Aim of the task: Without any pictures, restate the lines from the one containing "Recreate this image" to the one containing "var regionShare = [7, 9, 32, 23, 2, 14, 13];", word for word, ends included.
* begin Source records *
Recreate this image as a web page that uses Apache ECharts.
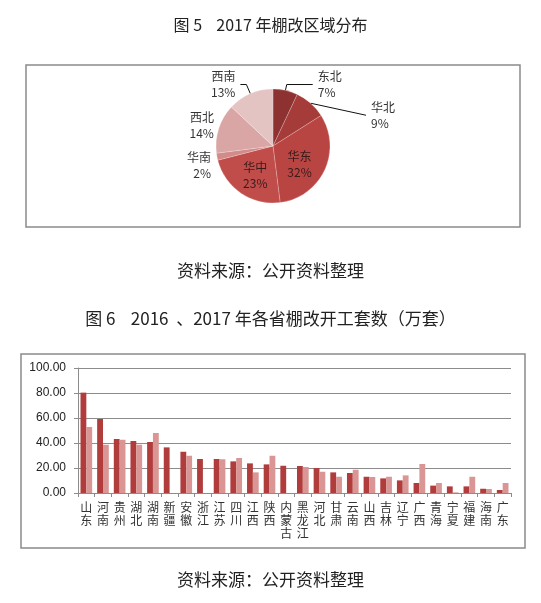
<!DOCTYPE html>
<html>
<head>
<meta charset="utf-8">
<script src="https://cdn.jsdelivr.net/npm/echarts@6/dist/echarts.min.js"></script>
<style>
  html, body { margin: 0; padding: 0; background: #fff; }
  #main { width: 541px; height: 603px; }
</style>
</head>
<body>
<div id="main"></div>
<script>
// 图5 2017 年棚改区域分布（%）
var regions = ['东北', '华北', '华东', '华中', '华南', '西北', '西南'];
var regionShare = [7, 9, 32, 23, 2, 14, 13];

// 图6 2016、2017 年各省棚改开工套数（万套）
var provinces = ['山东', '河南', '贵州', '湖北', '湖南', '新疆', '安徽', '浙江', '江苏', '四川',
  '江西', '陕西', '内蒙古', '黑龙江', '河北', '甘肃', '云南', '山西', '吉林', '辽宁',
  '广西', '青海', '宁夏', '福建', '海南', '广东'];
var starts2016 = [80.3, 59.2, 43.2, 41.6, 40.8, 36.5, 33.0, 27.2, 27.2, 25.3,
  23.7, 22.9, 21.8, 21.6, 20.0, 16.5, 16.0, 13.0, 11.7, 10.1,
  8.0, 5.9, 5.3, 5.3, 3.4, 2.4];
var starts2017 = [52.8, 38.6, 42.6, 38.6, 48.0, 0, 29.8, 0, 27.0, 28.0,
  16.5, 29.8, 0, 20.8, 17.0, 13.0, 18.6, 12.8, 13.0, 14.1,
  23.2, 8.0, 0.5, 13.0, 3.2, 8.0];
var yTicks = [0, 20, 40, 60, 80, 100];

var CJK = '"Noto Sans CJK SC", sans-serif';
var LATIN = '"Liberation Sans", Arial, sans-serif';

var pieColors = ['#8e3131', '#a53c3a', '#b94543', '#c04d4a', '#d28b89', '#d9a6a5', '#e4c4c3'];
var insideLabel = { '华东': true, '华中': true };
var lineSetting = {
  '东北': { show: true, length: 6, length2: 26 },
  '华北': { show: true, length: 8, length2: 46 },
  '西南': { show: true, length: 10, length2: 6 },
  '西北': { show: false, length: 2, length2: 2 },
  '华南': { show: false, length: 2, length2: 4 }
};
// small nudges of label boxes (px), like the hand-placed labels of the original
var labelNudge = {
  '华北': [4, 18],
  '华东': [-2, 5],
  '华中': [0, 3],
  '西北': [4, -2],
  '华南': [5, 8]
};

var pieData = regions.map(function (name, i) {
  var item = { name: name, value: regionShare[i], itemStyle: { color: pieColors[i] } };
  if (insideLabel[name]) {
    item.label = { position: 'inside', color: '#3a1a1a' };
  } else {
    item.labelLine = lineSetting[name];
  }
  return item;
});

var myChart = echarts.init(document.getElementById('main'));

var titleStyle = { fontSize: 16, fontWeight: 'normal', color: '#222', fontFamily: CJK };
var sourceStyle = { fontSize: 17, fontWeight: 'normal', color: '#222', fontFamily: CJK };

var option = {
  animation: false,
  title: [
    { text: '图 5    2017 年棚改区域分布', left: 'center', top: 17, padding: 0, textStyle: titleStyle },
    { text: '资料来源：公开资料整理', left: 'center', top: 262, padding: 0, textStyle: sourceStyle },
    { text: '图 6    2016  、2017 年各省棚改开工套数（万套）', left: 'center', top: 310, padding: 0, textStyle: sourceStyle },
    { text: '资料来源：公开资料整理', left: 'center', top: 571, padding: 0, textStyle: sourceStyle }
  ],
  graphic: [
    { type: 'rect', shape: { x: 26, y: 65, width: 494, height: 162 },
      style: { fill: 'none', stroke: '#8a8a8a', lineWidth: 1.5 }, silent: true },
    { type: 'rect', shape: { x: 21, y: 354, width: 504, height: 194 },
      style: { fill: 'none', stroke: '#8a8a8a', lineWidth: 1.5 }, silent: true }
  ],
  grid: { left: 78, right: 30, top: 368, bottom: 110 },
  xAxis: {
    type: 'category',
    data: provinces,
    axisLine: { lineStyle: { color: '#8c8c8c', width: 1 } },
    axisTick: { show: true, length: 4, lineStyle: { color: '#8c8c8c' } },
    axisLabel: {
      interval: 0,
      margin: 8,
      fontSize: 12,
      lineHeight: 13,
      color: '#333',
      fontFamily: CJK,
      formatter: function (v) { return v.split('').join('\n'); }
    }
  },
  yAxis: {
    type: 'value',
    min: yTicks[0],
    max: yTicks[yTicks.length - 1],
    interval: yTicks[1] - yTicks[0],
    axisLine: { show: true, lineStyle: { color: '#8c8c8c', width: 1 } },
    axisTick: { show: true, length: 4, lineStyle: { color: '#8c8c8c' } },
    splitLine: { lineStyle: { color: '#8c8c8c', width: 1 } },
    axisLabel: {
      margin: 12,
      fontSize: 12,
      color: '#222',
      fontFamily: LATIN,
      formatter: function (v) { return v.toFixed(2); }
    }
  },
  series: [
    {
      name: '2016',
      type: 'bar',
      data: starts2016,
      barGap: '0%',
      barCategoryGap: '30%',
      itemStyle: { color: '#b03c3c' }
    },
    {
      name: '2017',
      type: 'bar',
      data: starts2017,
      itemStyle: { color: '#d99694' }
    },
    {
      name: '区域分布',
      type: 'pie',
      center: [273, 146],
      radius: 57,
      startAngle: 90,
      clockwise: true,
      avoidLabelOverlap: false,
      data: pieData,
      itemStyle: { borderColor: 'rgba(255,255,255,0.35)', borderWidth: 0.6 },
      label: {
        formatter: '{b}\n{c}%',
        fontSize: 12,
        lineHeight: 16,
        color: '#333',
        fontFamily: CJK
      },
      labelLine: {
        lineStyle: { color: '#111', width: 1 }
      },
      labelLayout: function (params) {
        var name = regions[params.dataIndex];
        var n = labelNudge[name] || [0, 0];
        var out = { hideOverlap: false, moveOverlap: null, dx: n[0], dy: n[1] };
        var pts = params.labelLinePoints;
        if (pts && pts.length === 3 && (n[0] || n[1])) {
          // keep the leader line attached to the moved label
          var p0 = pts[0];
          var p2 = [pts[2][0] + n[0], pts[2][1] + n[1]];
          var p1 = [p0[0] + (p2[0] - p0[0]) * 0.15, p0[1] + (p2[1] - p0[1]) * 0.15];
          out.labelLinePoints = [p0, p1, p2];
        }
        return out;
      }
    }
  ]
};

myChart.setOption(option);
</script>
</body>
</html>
* end Source records *
* begin Source records *
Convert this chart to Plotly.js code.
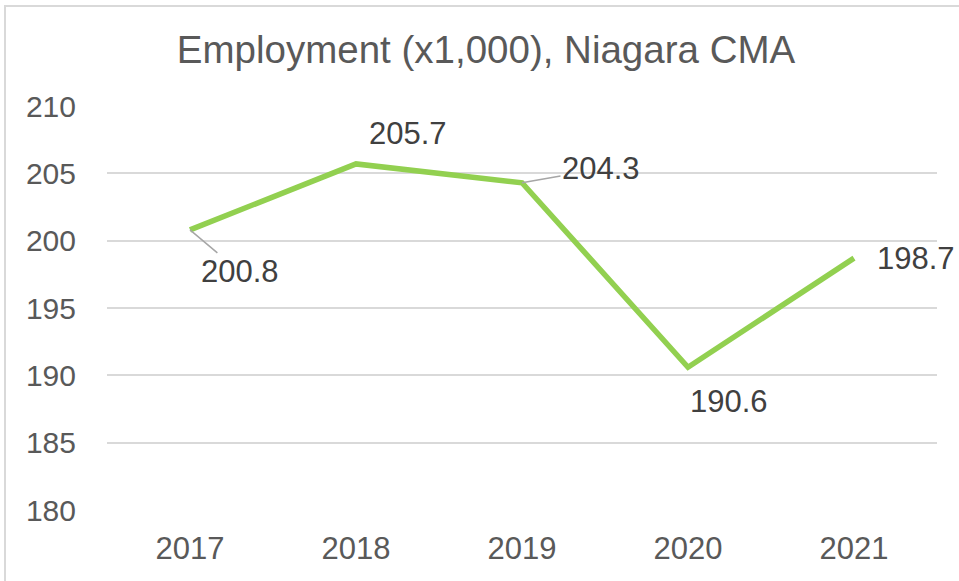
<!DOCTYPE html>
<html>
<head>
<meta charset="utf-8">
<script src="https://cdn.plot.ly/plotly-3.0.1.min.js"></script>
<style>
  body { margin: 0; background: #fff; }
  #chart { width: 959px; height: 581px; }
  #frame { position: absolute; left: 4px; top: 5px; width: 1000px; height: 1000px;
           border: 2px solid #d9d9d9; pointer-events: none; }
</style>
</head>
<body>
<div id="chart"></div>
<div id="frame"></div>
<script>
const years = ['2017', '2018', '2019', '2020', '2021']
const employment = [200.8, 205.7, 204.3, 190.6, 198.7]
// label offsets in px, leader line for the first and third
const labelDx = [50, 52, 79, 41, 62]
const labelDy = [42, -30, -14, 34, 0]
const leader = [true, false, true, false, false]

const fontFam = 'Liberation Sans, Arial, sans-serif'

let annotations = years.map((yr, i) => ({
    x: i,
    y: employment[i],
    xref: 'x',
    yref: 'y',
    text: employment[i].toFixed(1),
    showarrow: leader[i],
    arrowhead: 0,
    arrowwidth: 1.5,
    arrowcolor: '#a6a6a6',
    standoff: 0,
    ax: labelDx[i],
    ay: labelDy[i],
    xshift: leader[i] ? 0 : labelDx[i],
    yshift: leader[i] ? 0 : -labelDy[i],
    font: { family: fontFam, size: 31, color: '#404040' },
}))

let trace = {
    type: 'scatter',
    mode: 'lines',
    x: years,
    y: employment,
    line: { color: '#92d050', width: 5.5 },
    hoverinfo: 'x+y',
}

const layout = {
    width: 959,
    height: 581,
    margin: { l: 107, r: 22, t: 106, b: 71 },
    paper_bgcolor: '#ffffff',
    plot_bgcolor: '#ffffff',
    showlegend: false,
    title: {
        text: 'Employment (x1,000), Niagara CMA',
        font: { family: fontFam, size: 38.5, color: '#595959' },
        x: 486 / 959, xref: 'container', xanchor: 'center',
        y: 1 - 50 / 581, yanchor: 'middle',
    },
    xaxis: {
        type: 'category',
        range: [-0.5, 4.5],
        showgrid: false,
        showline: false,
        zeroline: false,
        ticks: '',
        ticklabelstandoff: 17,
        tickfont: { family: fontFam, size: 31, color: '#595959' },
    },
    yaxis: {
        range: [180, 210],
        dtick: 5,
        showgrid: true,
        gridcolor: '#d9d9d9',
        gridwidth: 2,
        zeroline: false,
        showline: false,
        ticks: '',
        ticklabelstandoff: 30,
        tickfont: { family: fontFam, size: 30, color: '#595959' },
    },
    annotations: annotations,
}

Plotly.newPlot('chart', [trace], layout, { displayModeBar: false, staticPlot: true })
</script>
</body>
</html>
* end Source records *
The reply:
Recreate this image as a web page that uses Apache ECharts.
<!DOCTYPE html>
<html>
<head>
<meta charset="utf-8">
<script src="https://cdn.jsdelivr.net/npm/echarts@6/dist/echarts.min.js"></script>
<style>
  html, body { margin: 0; padding: 0; background: #fff; }
  #main { width: 541px; height: 603px; }
</style>
</head>
<body>
<div id="main"></div>
<script>
// 图5 2017 年棚改区域分布（%）
var regions = ['东北', '华北', '华东', '华中', '华南', '西北', '西南'];
var regionShare = [7, 9, 32, 23, 2, 14, 13];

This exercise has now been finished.